Let me just come forward now and say, I always felt like I didn’t belong. I wasn’t doing something wrong. I wasn’t a bad kid. I was a praying the rosary daily, offering it up, making sacrifices, going to Mass, and being kind kid, teenager, adult. I was M-I-S-E-R-A-B-L-E. I was terrified of doing something wrong and God would hate me, I was shunned in multiple Christian groups, once for a rumor because I quoted a sex joke on MySpace-so that all made all rumors about me true, once because I danced at Homecoming(no I didn’t grind but that’s what everyone thought), once because they thought I was on birth control, when I had really had miscarriages. I was HATED by the Church no matter how hard I tried to do things right.
I cannot tell you how many times I have raged about what a horrible place the Catholic Church is, and I am not one of the people who are just made because they don’t want to follow the rules. Stop blaming it on some public sin, or then not being good enough. The Church, as it stands right now, is not a welcoming place. There are Churches that are welcoming, there are a few groups that are welcoming, but they are few and far between and the hurt we are causing is monstrous.

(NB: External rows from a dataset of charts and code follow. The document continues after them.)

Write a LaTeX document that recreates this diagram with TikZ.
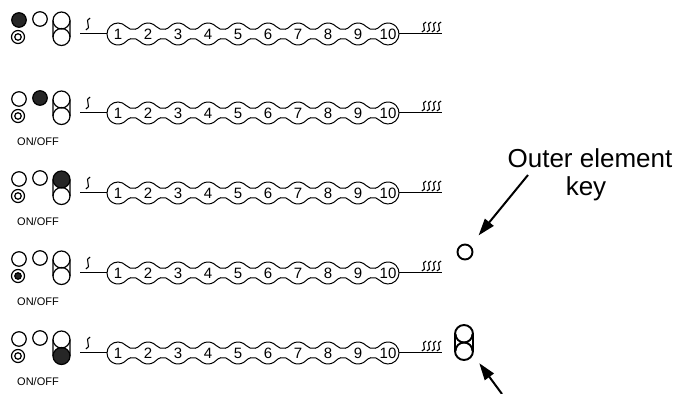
\documentclass[tikz,border=0pt]{standalone}
\usepackage{fontspec}
\setmainfont{Liberation Sans}
\usetikzlibrary{arrows.meta}
\newcommand\heat[3]{\draw[heatline, shift={(#1,#2)}, yscale=#3] (-2.1,0) .. controls (0.8,0.03) and (1.1,0.32) .. (0,0.5) .. controls (-1.1,0.68) and (-0.8,0.97) .. (2.1,1);}
\newcommand\capinner[4][icon]{% x, y of top inner centre, y of bottom inner centre
  \draw[#1] (#2+8.5,#3) arc[start angle=0,end angle=-180,radius=8.5];
  \draw[#1] (#2-8.5,#4) arc[start angle=180,end angle=0,radius=8.5];}
\newcommand\drawrow[8]{%
\begin{scope}[yshift=#2pt]
  \node[dot,#3] (r#1a) at (19,14) {};
  \node[dot,#4] (r#1b) at (40,15) {};
  \node[ring] (r#1c) at (18,-3) {};
  \node[core,#5] (r#1d) at (18,-3) {};
  \path[#6] (61.5,13.5) circle (8.5);
  \path[#7] (61.5,-3) circle (8.5);
  \node[capsule] (r#1e) at (61.5,5.25) {};
  \capinner{61.5}{13.5}{-3}
  \node[lbl] (r#1f) at (38,-28.5) {#8};
  \coordinate (r#1l) at (80,0);
  \coordinate (r#1s) at (107,0);
  \draw[chainline] (r#1l) -- (r#1s);
  \heat{88}{4}{12}
  \draw[chainline] (107,0) arc[start angle=180,end angle=43.14,radius=11]
    \foreach \k in {1,...,9}{ arc[start angle=223.14,end angle=316.86,radius=9.558] arc[start angle=136.86,end angle=43.14,radius=11] }
    arc[start angle=43.14,end angle=-136.86,radius=11]
    \foreach \k in {1,...,9}{ arc[start angle=43.14,end angle=136.86,radius=9.558] arc[start angle=-43.14,end angle=-136.86,radius=11] }
    arc[start angle=-136.86,end angle=-180,radius=11] -- cycle;
  \foreach \k in {1,...,10}{\node[num] (r#1n\k) at ({118+30*(\k-1)},0) {\k};}
  \coordinate (r#1t) at (399,0);
  \coordinate (r#1r) at (442,0);
  \draw[chainline] (r#1t) -- (r#1r);
  \foreach \hx in {424,429,434,439}{\heat{\hx}{2}{10}}
\end{scope}}
\begin{document}
\begin{tikzpicture}[x=1pt,y=1pt,
  chainline/.style={line width=1pt},
  heatline/.style={line width=1.1pt},
  icon/.style={line width=1.2pt},
  bold/.style={line width=1.9pt},
  dot/.style={circle, draw, line width=1.2pt, minimum size=14.5pt, inner sep=0pt},
  ring/.style={circle, draw, line width=1.2pt, minimum size=13pt, inner sep=0pt},
  core/.style={circle, draw, line width=1.2pt, minimum size=6.5pt, inner sep=0pt},
  capsule/.style={draw, line width=1.2pt, rounded corners=8.5pt, minimum width=17pt, minimum height=33.5pt, inner sep=0pt},
  num/.style={font=\fontsize{15}{15}\selectfont, inner sep=0pt},
  lbl/.style={font=\fontsize{11}{11}\selectfont, inner sep=0pt},
  big/.style={font=\fontsize{26}{28}\selectfont, inner sep=0pt},
  pointer/.style={line width=2pt, -{Triangle[length=17pt,width=11pt]}},
  dark/.style={fill=black!85}]
\useasboundingbox (0,0) rectangle (681,394);
\drawrow{1}{360}{dark}{}{}{}{}{}
\drawrow{2}{281}{}{dark}{}{}{}{ON/OFF}
\drawrow{3}{201}{}{}{}{dark}{}{ON/OFF}
\drawrow{4}{121}{}{}{dark}{}{}{ON/OFF}
\drawrow{5}{41}{}{}{}{}{dark}{ON/OFF}
% key symbols
\node[dot, bold, minimum size=15pt] (keyc) at (465,142) {};
\node[capsule, bold, minimum height=35pt, minimum width=18pt, rounded corners=9pt] (keyp) at (464,51.5) {};
\capinner[bold]{464}{60}{43}
% labels and arrows
\node[big, anchor=base] (okey1) at (590,226) {Outer element};
\node[big, anchor=base] (okey2) at (586,198) {key};
\coordinate (a1t) at (528,219);
\draw[pointer, shorten >=13pt] (a1t) -- (keyc);
\coordinate (a2t) at (502,0);
\draw[pointer, shorten >=9pt] (a2t) -- (keyp);
\end{tikzpicture}
\end{document}
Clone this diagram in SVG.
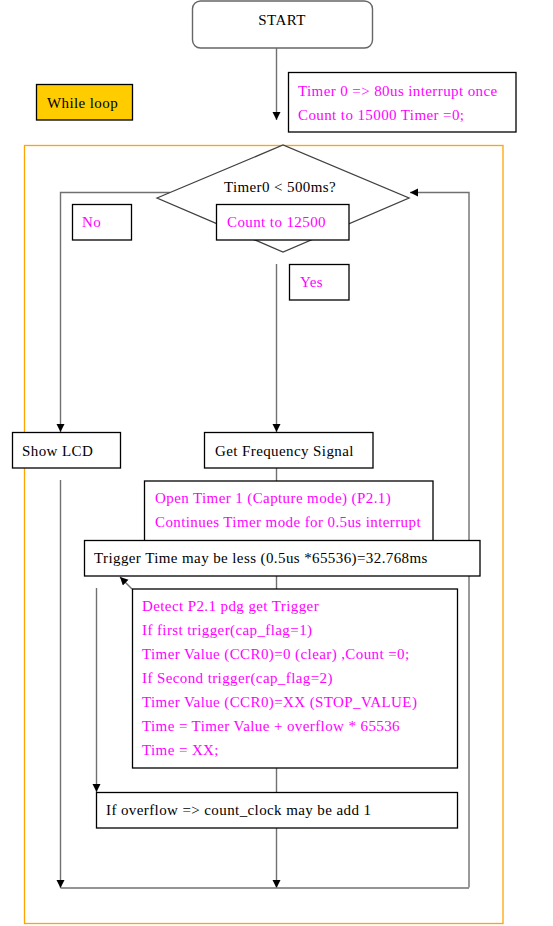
<svg xmlns="http://www.w3.org/2000/svg" width="553" height="926" viewBox="0 0 553 926">
<defs>
<marker id="ah" markerUnits="userSpaceOnUse" markerWidth="10" markerHeight="10" refX="8" refY="4" orient="auto">
<path d="M0,0 L8,4 L0,8 z" fill="#000"/>
</marker>
<style>
text{font-family:"Liberation Serif","Times New Roman",serif;font-size:15px;letter-spacing:0.4px;fill:#000}
.m{fill:#ff00ff}
.box{fill:#fff;stroke:#000;stroke-width:1.3}
.con{fill:none;stroke:#707070;stroke-width:1.4}
.arr{marker-end:url(#ah)}
</style>
</defs>
<rect width="553" height="926" fill="#fff"/>
<g id="loop-frame"><rect x="24.5" y="145.5" width="478.5" height="778" fill="none" stroke="#ffa500" stroke-width="1.3"/></g>
<g id="connectors">
<line class="con arr" x1="276.5" y1="48" x2="276.5" y2="120"/>
<polyline class="con" points="170,192.5 60.5,192.5 60.5,424"/>
<line class="con arr" x1="60.5" y1="424" x2="60.5" y2="432"/>
<polyline class="con arr" points="469,887.5 469,192.5 410,192.5"/>
<line class="con arr" x1="276.5" y1="264" x2="276.5" y2="432"/>
<line class="con" x1="276.5" y1="468" x2="276.5" y2="481"/>
<line class="con" x1="276.5" y1="576" x2="276.5" y2="589"/>
<line class="con" x1="276.5" y1="768" x2="276.5" y2="792"/>
<line class="con arr" x1="60.5" y1="480" x2="60.5" y2="888"/>
<line class="con arr" x1="276.5" y1="828" x2="276.5" y2="888"/>
<line class="con" x1="60.5" y1="888" x2="469" y2="888"/>
<line class="con arr" x1="96.5" y1="588" x2="96.5" y2="792"/>
<line class="con arr" x1="132" y1="589" x2="120" y2="577"/>
</g>
<g id="start"><rect x="192.5" y="1" width="180" height="47" rx="8" fill="#fff" stroke="#666" stroke-width="1.4"/><text x="282" y="25" text-anchor="middle">START</text></g>
<g id="timer0-note"><rect class="box" x="288.5" y="72.5" width="227.5" height="59.5"/><text class="m" x="298" y="96">Timer 0 =&gt; 80us interrupt once</text><text class="m" x="298" y="120">Count to 15000 Timer =0;</text></g>
<g id="while-loop"><rect x="36.5" y="84.5" width="96" height="35.5" fill="#ffcc00" stroke="#000" stroke-width="1.3"/><text x="47" y="108">While loop</text></g>
<g id="decision"><polygon points="157,198 283,145 409,198 283,252" fill="#fff" stroke="#404040" stroke-width="1.3"/><text x="280" y="192" text-anchor="middle">Timer0 &lt; 500ms?</text></g>
<g id="count-note"><rect class="box" x="216.5" y="204.5" width="132.5" height="35.5"/><text class="m" x="227" y="227">Count to 12500</text></g>
<g id="no-label"><rect class="box" x="72.5" y="204.5" width="59" height="35.5"/><text class="m" x="82" y="227">No</text></g>
<g id="yes-label"><rect class="box" x="289.5" y="264.5" width="59.5" height="35.5"/><text class="m" x="300" y="287">Yes</text></g>
<g id="show-lcd"><rect class="box" x="12.5" y="432.5" width="108" height="35.5"/><text x="22" y="456">Show LCD</text></g>
<g id="get-freq"><rect class="box" x="204.5" y="432.5" width="168.5" height="35.5"/><text x="215" y="456">Get Frequency Signal</text></g>
<g id="open-timer1"><rect class="box" x="144.5" y="481" width="288.5" height="60"/><text class="m" x="155" y="503">Open Timer 1 (Capture mode) (P2.1)</text><text class="m" x="155" y="527">Continues Timer mode for 0.5us interrupt</text></g>
<g id="trigger-time"><rect class="box" x="84.5" y="540.5" width="395.5" height="35.5"/><text x="94" y="563">Trigger Time may be less (0.5us *65536)=32.768ms</text></g>
<g id="detect"><rect class="box" x="132.5" y="589" width="325" height="179"/>
<text class="m" x="142" y="611">Detect P2.1 pdg get Trigger</text>
<text class="m" x="142" y="635">If first trigger(cap_flag=1)</text>
<text class="m" x="142" y="659">Timer Value (CCR0)=0 (clear) ,Count =0;</text>
<text class="m" x="142" y="683">If Second trigger(cap_flag=2)</text>
<text class="m" x="142" y="707">Timer Value (CCR0)=XX (STOP_VALUE)</text>
<text class="m" x="142" y="731">Time = Timer Value + overflow * 65536</text>
<text class="m" x="142" y="755">Time = XX;</text></g>
<g id="overflow"><rect class="box" x="96.5" y="792.5" width="361" height="35.5"/><text x="106" y="815">If overflow =&gt; count_clock may be add 1</text></g>
</svg>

The Church has a huge power, and that is to connect people with God, or to disconnect them from Him. My friends are falling away because they do not feel welcome or loved. I have wanted to fall away because I often do not feel welcome or loved. At my amazing Alma Mater, Ave Maria University, I met people who taught me that God is love, and He wants us unconditionally, and any rules He makes for us are to help us to live better lives. That God is a God who finds ways to heal people whether it is in Mass or not, He finds ways to help people, even if it’s a walk in nature. That is the God St. Paul talked about in Scripture when he talked about “easing burdens” for the people.
If it were not for that experience, and some that I am happy to be having right now, I would not be Catholic anymore. I would have run as far away from the Church as I can. Instead, I cling to what I can find of the God I recognize as a God of love, and I try to bring Him to others. I do not shame the people I know who have left because I have felt their pain, and I have seen how they have been hurt. And, for better or worse, I point out what the Church is doing wrong, because I pray and hope that one day Gods mercy and love will be what people think of when they think of the Church, and not anger and hate.
Mother Teresa, who ministered to all faiths, and saw the pain humanity is in, pray for us.